**Prompt:**
Transcribe the material verbatim in full; the pictures do not belong in the copy.

####################

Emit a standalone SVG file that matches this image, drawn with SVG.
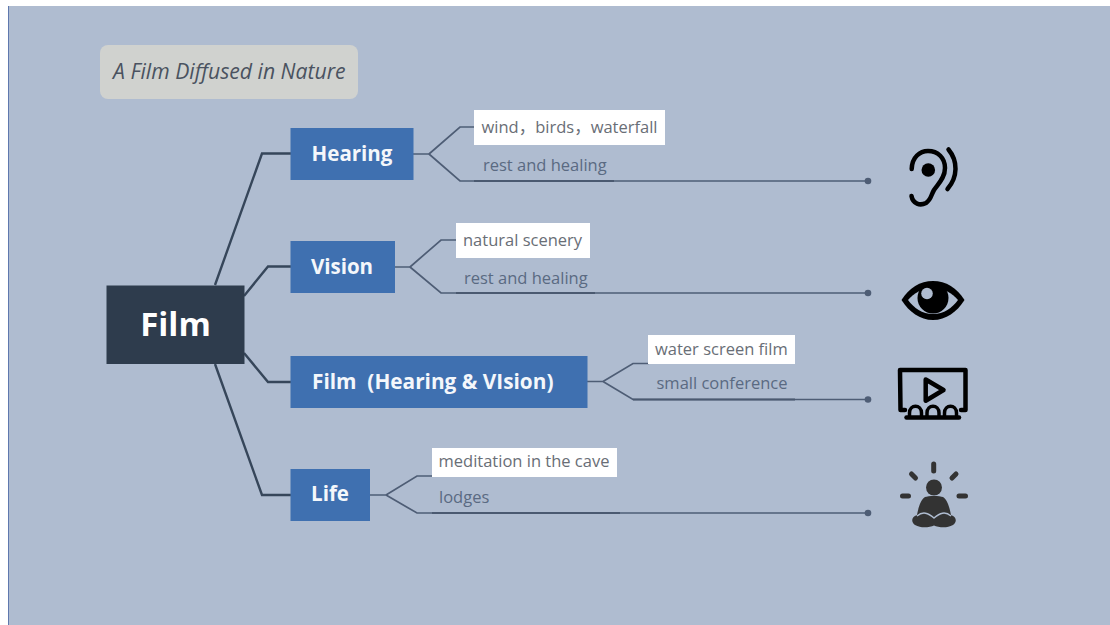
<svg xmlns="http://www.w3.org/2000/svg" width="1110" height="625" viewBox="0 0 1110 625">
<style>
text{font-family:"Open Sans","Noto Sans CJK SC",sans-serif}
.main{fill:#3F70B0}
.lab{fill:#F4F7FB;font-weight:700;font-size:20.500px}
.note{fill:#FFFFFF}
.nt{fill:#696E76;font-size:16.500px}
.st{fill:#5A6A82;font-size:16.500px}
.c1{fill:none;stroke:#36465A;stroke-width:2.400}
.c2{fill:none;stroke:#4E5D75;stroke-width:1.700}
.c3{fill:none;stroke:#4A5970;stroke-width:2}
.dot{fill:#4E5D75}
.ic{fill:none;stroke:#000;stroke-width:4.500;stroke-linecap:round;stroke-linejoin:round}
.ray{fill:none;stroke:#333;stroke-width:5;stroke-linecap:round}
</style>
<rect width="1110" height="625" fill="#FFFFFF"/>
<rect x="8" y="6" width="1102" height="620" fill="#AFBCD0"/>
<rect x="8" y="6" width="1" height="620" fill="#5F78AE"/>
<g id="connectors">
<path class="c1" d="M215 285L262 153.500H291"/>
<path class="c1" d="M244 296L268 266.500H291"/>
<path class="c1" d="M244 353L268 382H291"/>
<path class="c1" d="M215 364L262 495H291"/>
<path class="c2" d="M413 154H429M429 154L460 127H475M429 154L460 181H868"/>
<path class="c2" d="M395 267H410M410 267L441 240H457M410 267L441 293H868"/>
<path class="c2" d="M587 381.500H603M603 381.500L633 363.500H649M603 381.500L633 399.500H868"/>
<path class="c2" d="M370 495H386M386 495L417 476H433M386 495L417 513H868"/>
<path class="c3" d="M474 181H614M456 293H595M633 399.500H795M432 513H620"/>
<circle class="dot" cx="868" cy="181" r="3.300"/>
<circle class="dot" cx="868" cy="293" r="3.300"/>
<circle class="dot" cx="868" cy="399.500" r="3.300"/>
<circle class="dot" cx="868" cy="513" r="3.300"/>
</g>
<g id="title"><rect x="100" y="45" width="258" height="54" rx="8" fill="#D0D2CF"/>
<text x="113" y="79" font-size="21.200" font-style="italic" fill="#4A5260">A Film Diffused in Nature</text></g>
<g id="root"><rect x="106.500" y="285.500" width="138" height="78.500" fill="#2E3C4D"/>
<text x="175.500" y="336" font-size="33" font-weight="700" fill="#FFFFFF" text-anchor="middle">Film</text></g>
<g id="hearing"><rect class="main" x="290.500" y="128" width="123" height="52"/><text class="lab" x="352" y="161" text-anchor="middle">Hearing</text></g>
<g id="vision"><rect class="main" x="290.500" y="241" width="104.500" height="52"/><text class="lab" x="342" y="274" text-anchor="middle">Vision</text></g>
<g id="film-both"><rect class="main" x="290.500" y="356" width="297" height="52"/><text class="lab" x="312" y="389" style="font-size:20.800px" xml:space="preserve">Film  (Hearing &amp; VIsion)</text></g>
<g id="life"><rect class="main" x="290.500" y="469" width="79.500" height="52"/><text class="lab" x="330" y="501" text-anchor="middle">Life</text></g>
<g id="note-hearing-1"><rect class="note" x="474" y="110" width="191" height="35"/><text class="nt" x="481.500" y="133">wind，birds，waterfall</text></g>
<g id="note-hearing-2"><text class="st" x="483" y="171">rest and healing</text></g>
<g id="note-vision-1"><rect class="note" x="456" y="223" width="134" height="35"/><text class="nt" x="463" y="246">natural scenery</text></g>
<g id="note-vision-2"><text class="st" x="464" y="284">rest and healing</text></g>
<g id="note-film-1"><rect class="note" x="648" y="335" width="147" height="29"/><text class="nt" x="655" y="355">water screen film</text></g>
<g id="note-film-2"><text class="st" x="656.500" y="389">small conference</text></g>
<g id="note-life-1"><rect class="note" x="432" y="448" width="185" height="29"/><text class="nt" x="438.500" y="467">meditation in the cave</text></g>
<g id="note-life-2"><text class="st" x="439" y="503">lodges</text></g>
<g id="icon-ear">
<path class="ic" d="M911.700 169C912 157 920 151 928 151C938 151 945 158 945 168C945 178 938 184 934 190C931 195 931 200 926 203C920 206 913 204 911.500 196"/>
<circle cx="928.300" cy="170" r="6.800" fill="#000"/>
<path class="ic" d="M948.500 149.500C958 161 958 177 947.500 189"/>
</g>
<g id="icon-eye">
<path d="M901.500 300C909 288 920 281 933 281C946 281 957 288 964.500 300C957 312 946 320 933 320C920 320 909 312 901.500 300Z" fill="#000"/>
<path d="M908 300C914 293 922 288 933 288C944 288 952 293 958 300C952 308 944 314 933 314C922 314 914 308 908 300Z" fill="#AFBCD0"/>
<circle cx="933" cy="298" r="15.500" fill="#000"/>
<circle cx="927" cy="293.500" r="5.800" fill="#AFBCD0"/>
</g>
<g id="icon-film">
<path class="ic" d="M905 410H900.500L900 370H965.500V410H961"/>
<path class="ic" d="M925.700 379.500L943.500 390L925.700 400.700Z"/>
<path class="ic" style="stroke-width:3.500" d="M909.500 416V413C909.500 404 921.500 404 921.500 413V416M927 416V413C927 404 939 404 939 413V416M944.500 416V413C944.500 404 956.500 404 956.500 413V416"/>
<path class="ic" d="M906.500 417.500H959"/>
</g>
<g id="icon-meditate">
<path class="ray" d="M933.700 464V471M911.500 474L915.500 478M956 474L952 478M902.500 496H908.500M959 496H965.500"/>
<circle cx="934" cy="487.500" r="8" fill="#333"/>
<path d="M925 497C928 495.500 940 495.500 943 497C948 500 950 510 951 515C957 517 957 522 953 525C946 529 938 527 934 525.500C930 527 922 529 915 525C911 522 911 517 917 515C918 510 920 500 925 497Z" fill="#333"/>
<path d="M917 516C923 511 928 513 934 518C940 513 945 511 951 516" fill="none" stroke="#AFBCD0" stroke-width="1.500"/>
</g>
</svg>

####################

**Task result:**
Emit a standalone SVG file that matches this image, drawn with SVG.
<svg xmlns="http://www.w3.org/2000/svg" width="1110" height="625" viewBox="0 0 1110 625">
<style>
text{font-family:"Open Sans","Noto Sans CJK SC",sans-serif}
.main{fill:#3F70B0}
.lab{fill:#F4F7FB;font-weight:700;font-size:20.500px}
.note{fill:#FFFFFF}
.nt{fill:#696E76;font-size:16.500px}
.st{fill:#5A6A82;font-size:16.500px}
.c1{fill:none;stroke:#36465A;stroke-width:2.400}
.c2{fill:none;stroke:#4E5D75;stroke-width:1.700}
.c3{fill:none;stroke:#4A5970;stroke-width:2}
.dot{fill:#4E5D75}
.ic{fill:none;stroke:#000;stroke-width:4.500;stroke-linecap:round;stroke-linejoin:round}
.ray{fill:none;stroke:#333;stroke-width:5;stroke-linecap:round}
</style>
<rect width="1110" height="625" fill="#FFFFFF"/>
<rect x="8" y="6" width="1102" height="620" fill="#AFBCD0"/>
<rect x="8" y="6" width="1" height="620" fill="#5F78AE"/>
<g id="connectors">
<path class="c1" d="M215 285L262 153.500H291"/>
<path class="c1" d="M244 296L268 266.500H291"/>
<path class="c1" d="M244 353L268 382H291"/>
<path class="c1" d="M215 364L262 495H291"/>
<path class="c2" d="M413 154H429M429 154L460 127H475M429 154L460 181H868"/>
<path class="c2" d="M395 267H410M410 267L441 240H457M410 267L441 293H868"/>
<path class="c2" d="M587 381.500H603M603 381.500L633 363.500H649M603 381.500L633 399.500H868"/>
<path class="c2" d="M370 495H386M386 495L417 476H433M386 495L417 513H868"/>
<path class="c3" d="M474 181H614M456 293H595M633 399.500H795M432 513H620"/>
<circle class="dot" cx="868" cy="181" r="3.300"/>
<circle class="dot" cx="868" cy="293" r="3.300"/>
<circle class="dot" cx="868" cy="399.500" r="3.300"/>
<circle class="dot" cx="868" cy="513" r="3.300"/>
</g>
<g id="title"><rect x="100" y="45" width="258" height="54" rx="8" fill="#D0D2CF"/>
<text x="113" y="79" font-size="21.200" font-style="italic" fill="#4A5260">A Film Diffused in Nature</text></g>
<g id="root"><rect x="106.500" y="285.500" width="138" height="78.500" fill="#2E3C4D"/>
<text x="175.500" y="336" font-size="33" font-weight="700" fill="#FFFFFF" text-anchor="middle">Film</text></g>
<g id="hearing"><rect class="main" x="290.500" y="128" width="123" height="52"/><text class="lab" x="352" y="161" text-anchor="middle">Hearing</text></g>
<g id="vision"><rect class="main" x="290.500" y="241" width="104.500" height="52"/><text class="lab" x="342" y="274" text-anchor="middle">Vision</text></g>
<g id="film-both"><rect class="main" x="290.500" y="356" width="297" height="52"/><text class="lab" x="312" y="389" style="font-size:20.800px" xml:space="preserve">Film  (Hearing &amp; VIsion)</text></g>
<g id="life"><rect class="main" x="290.500" y="469" width="79.500" height="52"/><text class="lab" x="330" y="501" text-anchor="middle">Life</text></g>
<g id="note-hearing-1"><rect class="note" x="474" y="110" width="191" height="35"/><text class="nt" x="481.500" y="133">wind，birds，waterfall</text></g>
<g id="note-hearing-2"><text class="st" x="483" y="171">rest and healing</text></g>
<g id="note-vision-1"><rect class="note" x="456" y="223" width="134" height="35"/><text class="nt" x="463" y="246">natural scenery</text></g>
<g id="note-vision-2"><text class="st" x="464" y="284">rest and healing</text></g>
<g id="note-film-1"><rect class="note" x="648" y="335" width="147" height="29"/><text class="nt" x="655" y="355">water screen film</text></g>
<g id="note-film-2"><text class="st" x="656.500" y="389">small conference</text></g>
<g id="note-life-1"><rect class="note" x="432" y="448" width="185" height="29"/><text class="nt" x="438.500" y="467">meditation in the cave</text></g>
<g id="note-life-2"><text class="st" x="439" y="503">lodges</text></g>
<g id="icon-ear">
<path class="ic" d="M911.700 169C912 157 920 151 928 151C938 151 945 158 945 168C945 178 938 184 934 190C931 195 931 200 926 203C920 206 913 204 911.500 196"/>
<circle cx="928.300" cy="170" r="6.800" fill="#000"/>
<path class="ic" d="M948.500 149.500C958 161 958 177 947.500 189"/>
</g>
<g id="icon-eye">
<path d="M901.500 300C909 288 920 281 933 281C946 281 957 288 964.500 300C957 312 946 320 933 320C920 320 909 312 901.500 300Z" fill="#000"/>
<path d="M908 300C914 293 922 288 933 288C944 288 952 293 958 300C952 308 944 314 933 314C922 314 914 308 908 300Z" fill="#AFBCD0"/>
<circle cx="933" cy="298" r="15.500" fill="#000"/>
<circle cx="927" cy="293.500" r="5.800" fill="#AFBCD0"/>
</g>
<g id="icon-film">
<path class="ic" d="M905 410H900.500L900 370H965.500V410H961"/>
<path class="ic" d="M925.700 379.500L943.500 390L925.700 400.700Z"/>
<path class="ic" style="stroke-width:3.500" d="M909.500 416V413C909.500 404 921.500 404 921.500 413V416M927 416V413C927 404 939 404 939 413V416M944.500 416V413C944.500 404 956.500 404 956.500 413V416"/>
<path class="ic" d="M906.500 417.500H959"/>
</g>
<g id="icon-meditate">
<path class="ray" d="M933.700 464V471M911.500 474L915.500 478M956 474L952 478M902.500 496H908.500M959 496H965.500"/>
<circle cx="934" cy="487.500" r="8" fill="#333"/>
<path d="M925 497C928 495.500 940 495.500 943 497C948 500 950 510 951 515C957 517 957 522 953 525C946 529 938 527 934 525.500C930 527 922 529 915 525C911 522 911 517 917 515C918 510 920 500 925 497Z" fill="#333"/>
<path d="M917 516C923 511 928 513 934 518C940 513 945 511 951 516" fill="none" stroke="#AFBCD0" stroke-width="1.500"/>
</g>
</svg>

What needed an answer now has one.